Data excerpt:
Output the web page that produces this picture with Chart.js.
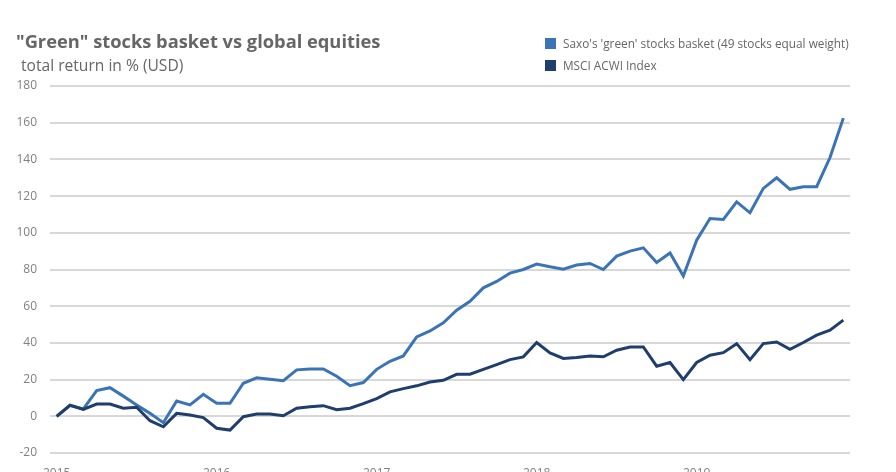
<!DOCTYPE html>
<html>
<head>
<meta charset="utf-8">
<script src="https://cdn.jsdelivr.net/npm/chart.js@4"></script>
<style>
    html, body { margin: 0; padding: 0; background: #ffffff; overflow: hidden; width: 896px; height: 472px; }
    #wrap { position: relative; width: 896px; height: 472px; overflow: hidden; font-family: "Open Sans", sans-serif; }
    #title { position: absolute; left: 16px; top: 32px; font-size: 18.3px; line-height: 18px; font-weight: bold; color: #666666; white-space: nowrap; }
    #subtitle { position: absolute; left: 21px; top: 58px; font-size: 15.6px; line-height: 15px; color: #666666; white-space: nowrap; }
    #legend { position: absolute; left: 545px; top: 37px; font-size: 11.8px; color: #666666; }
    #legend .item { height: 22px; line-height: 13px; white-space: nowrap; }
    #legend .box { display: inline-block; width: 11px; height: 11px; margin-right: 7px; vertical-align: -1px; }
    canvas { position: absolute; left: 0; top: 0; }
</style>
</head>
<body>
<div id="wrap">
    <canvas id="chart" width="896" height="500"></canvas>
    <div id="title">"Green" stocks basket vs global equities</div>
    <div id="subtitle">total return in % (USD)</div>
    <div id="legend"></div>
</div>
<script>
// Chart data (monthly, Jan 2015 - Dec 2019)
const years = [ '2015', '2016', '2017', '2018', '2019' ];
const seriesNames = [ "Saxo's 'green' stocks basket (49 stocks equal weight)", 'MSCI ACWI Index' ];
const seriesColors = [ '#3a74b7', '#1f3e6d' ];

const greenBasket = [
    0, 6, 4, 14, 15.6, 11, 6.2, 1.6, -3.5, 8.3, 6.2, 12,
    7.1, 7.1, 18, 21, 20.2, 19.4, 25.3, 25.8, 25.8, 21.8, 16.7, 18.4,
    25.6, 30, 32.9, 43.3, 46.5, 50.9, 57.8, 62.7, 70, 73.5, 78, 80,
    83, 81.5, 80.2, 82.4, 83.3, 80, 87.3, 90, 91.8, 83.8, 89, 76.4,
    96, 107.8, 107.3, 116.9, 110.9, 124.2, 130, 123.7, 125.1, 125.1, 141, 162.5
];
const msciAcwi = [
    0, 6, 3.8, 6.7, 6.7, 4.4, 4.9, -2.4, -5.7, 1.6, 0.7, -0.7,
    -6.5, -7.5, -0.2, 1.3, 1.3, 0.3, 4.4, 5.2, 5.8, 3.6, 4.4, 6.9,
    9.6, 13.3, 15.1, 16.6, 18.7, 19.6, 22.9, 22.9, 25.6, 28.2, 30.9, 32.4,
    40.2, 34.5, 31.5, 32, 32.9, 32.4, 36, 37.8, 37.8, 27.3, 29.3, 20,
    29.3, 33.3, 34.7, 39.6, 30.9, 39.6, 40.5, 36.5, 40.2, 44.2, 46.9, 52.4
];

const yTicks = { min: -20, max: 180, step: 20 };

// Month categories built from the years
const months = [];
years.forEach( y =>
{
    for ( let m = 1; m <= 12; m++ )
    {
        months.push( y + '-' + String( m ).padStart( 2, '0' ) );
    }
} );

// HTML legend
const legendEl = document.getElementById( 'legend' );
seriesNames.forEach( ( name, i ) =>
{
    const item = document.createElement( 'div' );
    item.className = 'item';
    const box = document.createElement( 'span' );
    box.className = 'box';
    box.style.background = seriesColors[ i ];
    item.appendChild( box );
    item.appendChild( document.createTextNode( name ) );
    legendEl.appendChild( item );
} );

const tickFont = { family: '"Open Sans", sans-serif', size: 12 };

new Chart( document.getElementById( 'chart' ), {
    type: 'line',
    data: {
        labels: months,
        datasets: [
            {
                label: seriesNames[ 0 ],
                data: greenBasket,
                borderColor: seriesColors[ 0 ],
                backgroundColor: seriesColors[ 0 ],
                borderWidth: 3,
                pointRadius: 0,
                tension: 0,
                order: 1
            },
            {
                label: seriesNames[ 1 ],
                data: msciAcwi,
                borderColor: seriesColors[ 1 ],
                backgroundColor: seriesColors[ 1 ],
                borderWidth: 3,
                pointRadius: 0,
                tension: 0,
                order: 0
            }
        ]
    },
    options: {
        responsive: false,
        animation: false,
        layout: { padding: { top: 86, right: 46, left: 0, bottom: 0 } },
        plugins: {
            legend: { display: false },
            tooltip: { enabled: false }
        },
        scales: {
            x: {
                type: 'category',
                offset: true,
                grid: { display: false, drawTicks: false },
                border: { display: false },
                ticks: {
                    autoSkip: false,
                    maxRotation: 0,
                    padding: 13,
                    color: '#808080',
                    font: tickFont,
                    callback: ( val, i ) => i % 12 === 0 ? years[ i / 12 ] : ''
                },
                afterFit: ( scale ) => { scale.height = 47; }
            },
            y: {
                min: yTicks.min,
                max: yTicks.max,
                grid: { color: '#d8d8d8', lineWidth: 2, drawTicks: false },
                border: { display: false },
                ticks: {
                    stepSize: yTicks.step,
                    padding: 13,
                    color: '#808080',
                    font: tickFont
                },
                afterFit: ( scale ) => { scale.width = 50; }
            }
        }
    }
} );
</script>
</body>
</html>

Stated problem:
Quote, please, every line of the material above from its start through the line that has "const seriesColors = [ '#3a74b7', '#1f3e6d'", reproducing the words exactly and dropping any images.

Final result:
Output the web page that produces this picture with Chart.js.
<!DOCTYPE html>
<html>
<head>
<meta charset="utf-8">
<script src="https://cdn.jsdelivr.net/npm/chart.js@4"></script>
<style>
    html, body { margin: 0; padding: 0; background: #ffffff; overflow: hidden; width: 896px; height: 472px; }
    #wrap { position: relative; width: 896px; height: 472px; overflow: hidden; font-family: "Open Sans", sans-serif; }
    #title { position: absolute; left: 16px; top: 32px; font-size: 18.3px; line-height: 18px; font-weight: bold; color: #666666; white-space: nowrap; }
    #subtitle { position: absolute; left: 21px; top: 58px; font-size: 15.6px; line-height: 15px; color: #666666; white-space: nowrap; }
    #legend { position: absolute; left: 545px; top: 37px; font-size: 11.8px; color: #666666; }
    #legend .item { height: 22px; line-height: 13px; white-space: nowrap; }
    #legend .box { display: inline-block; width: 11px; height: 11px; margin-right: 7px; vertical-align: -1px; }
    canvas { position: absolute; left: 0; top: 0; }
</style>
</head>
<body>
<div id="wrap">
    <canvas id="chart" width="896" height="500"></canvas>
    <div id="title">"Green" stocks basket vs global equities</div>
    <div id="subtitle">total return in % (USD)</div>
    <div id="legend"></div>
</div>
<script>
// Chart data (monthly, Jan 2015 - Dec 2019)
const years = [ '2015', '2016', '2017', '2018', '2019' ];
const seriesNames = [ "Saxo's 'green' stocks basket (49 stocks equal weight)", 'MSCI ACWI Index' ];
const seriesColors = [ '#3a74b7', '#1f3e6d' ];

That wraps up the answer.